Diante das ameaças de contestação, o resultado da disputa presidencial americana vem sendo tratado com muita cautela por assessores de Bolsonaro. Mais cedo, o presidente pediu que o ministro das Relações Exteriores, Ernesto Araújo, permanecesse em Brasília à disposição para contatos diplomáticos e um eventual telefonema de congratulação ao vencedor. Ernesto não integrará mais a comitiva da viagem com embaixadores estrangeiros para a Amazônia.
Para o cientista político da Syracuse University (EUA) Marco Konopacki, Bolsonaro tenta criar uma "vacina" política para possíveis reveses eleitorais tanto de Trump como dele mesmo. "E já colocando a disputa municipal nesta conta. Os candidatos de Bolsonaro estão indo bastante mal."
Na opinião do cientista político da Tendência Consultoria, Rafael Cortez, trata-se da "continuidade de uma estratégia importante na construção do projeto político bolsonarista, que é o questionamento da legitimidade de mecanismos do processo político".
"É, também, uma estratégia de discurso, do risco e da ameaça da esquerda.
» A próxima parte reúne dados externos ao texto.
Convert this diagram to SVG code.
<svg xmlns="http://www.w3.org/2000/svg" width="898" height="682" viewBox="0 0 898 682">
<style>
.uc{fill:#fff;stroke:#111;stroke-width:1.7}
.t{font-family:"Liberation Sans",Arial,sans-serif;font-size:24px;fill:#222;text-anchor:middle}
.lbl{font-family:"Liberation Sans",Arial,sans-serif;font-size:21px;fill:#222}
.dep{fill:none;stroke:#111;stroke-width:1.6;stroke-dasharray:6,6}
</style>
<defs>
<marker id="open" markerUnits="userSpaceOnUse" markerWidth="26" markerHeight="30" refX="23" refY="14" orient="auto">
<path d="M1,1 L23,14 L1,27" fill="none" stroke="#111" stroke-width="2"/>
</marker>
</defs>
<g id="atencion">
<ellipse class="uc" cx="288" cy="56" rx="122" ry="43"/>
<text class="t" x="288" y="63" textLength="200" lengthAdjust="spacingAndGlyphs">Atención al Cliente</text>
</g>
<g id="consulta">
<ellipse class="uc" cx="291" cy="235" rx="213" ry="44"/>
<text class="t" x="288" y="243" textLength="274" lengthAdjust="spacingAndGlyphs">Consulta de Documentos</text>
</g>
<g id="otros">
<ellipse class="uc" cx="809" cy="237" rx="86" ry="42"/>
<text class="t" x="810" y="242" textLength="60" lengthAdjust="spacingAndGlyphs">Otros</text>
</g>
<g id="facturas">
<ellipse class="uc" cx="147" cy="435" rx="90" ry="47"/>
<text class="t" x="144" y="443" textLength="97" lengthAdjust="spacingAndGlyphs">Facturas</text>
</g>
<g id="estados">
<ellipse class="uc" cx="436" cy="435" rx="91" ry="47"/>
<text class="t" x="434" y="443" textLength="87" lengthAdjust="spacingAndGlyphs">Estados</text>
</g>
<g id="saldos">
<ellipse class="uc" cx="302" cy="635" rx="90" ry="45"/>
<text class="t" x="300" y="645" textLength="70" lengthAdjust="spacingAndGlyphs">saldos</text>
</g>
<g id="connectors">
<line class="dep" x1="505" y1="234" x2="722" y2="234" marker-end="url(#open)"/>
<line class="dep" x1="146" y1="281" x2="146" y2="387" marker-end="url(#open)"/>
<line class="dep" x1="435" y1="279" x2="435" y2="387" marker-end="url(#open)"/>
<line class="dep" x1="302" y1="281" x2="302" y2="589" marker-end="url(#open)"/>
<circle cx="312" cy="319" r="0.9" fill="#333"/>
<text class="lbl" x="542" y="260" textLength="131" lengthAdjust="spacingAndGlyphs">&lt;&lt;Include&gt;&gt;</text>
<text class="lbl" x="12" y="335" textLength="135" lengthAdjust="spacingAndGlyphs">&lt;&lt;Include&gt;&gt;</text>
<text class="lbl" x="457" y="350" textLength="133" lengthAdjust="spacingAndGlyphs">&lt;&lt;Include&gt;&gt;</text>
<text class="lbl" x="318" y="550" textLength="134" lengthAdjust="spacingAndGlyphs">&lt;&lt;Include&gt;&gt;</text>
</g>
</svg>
O ambiente político internacional é cada vez menos convidativo para esta estratégia do presidente", disse.
O presidente Donald Trump defendeu "ações mais drásticas" contra a Venezuela em conjunto com Brasil, Panamá e Colômbia. A revelação foi feita pelo ex-presidente Michel Temer. Segundo ele, o americano não deixou claro se isso se tratava "de uma intervenção ou não", no sentido militar. A revelação foi feita pelo brasileiro em seu livro A Escolha, no qual ele é entrevistado pelo professor de filosofia Denis Lerrer Rosenfield.
A reunião entre Temer, Trump e os então presidentes de Colômbia e Panamá aconteceu em setembro de 2017, em Nova York.
O Estadão confirmou a revelação com o então ministro das Relações Exteriores, Aloysio Nunes Ferreira. "Mais de um presidente falou em exercer pressões. Temer pôs água na fervura", disse o ex-chanceler. No relato de Temer, a solução drástica do americano foi rejeitada pelos outros presidentes. Mas um dos presentes propôs que os EUA parassem de comprar petróleo da Venezuela. Trump falou que não podia: "Tenho de pensar no preço da gasolina para meus eleitores", teria dito.
Segundo Aloysio, o Itamaraty nunca recebeu oficialmente pedido ou consulta para que o Brasil participasse de uma intervenção no país vizinho.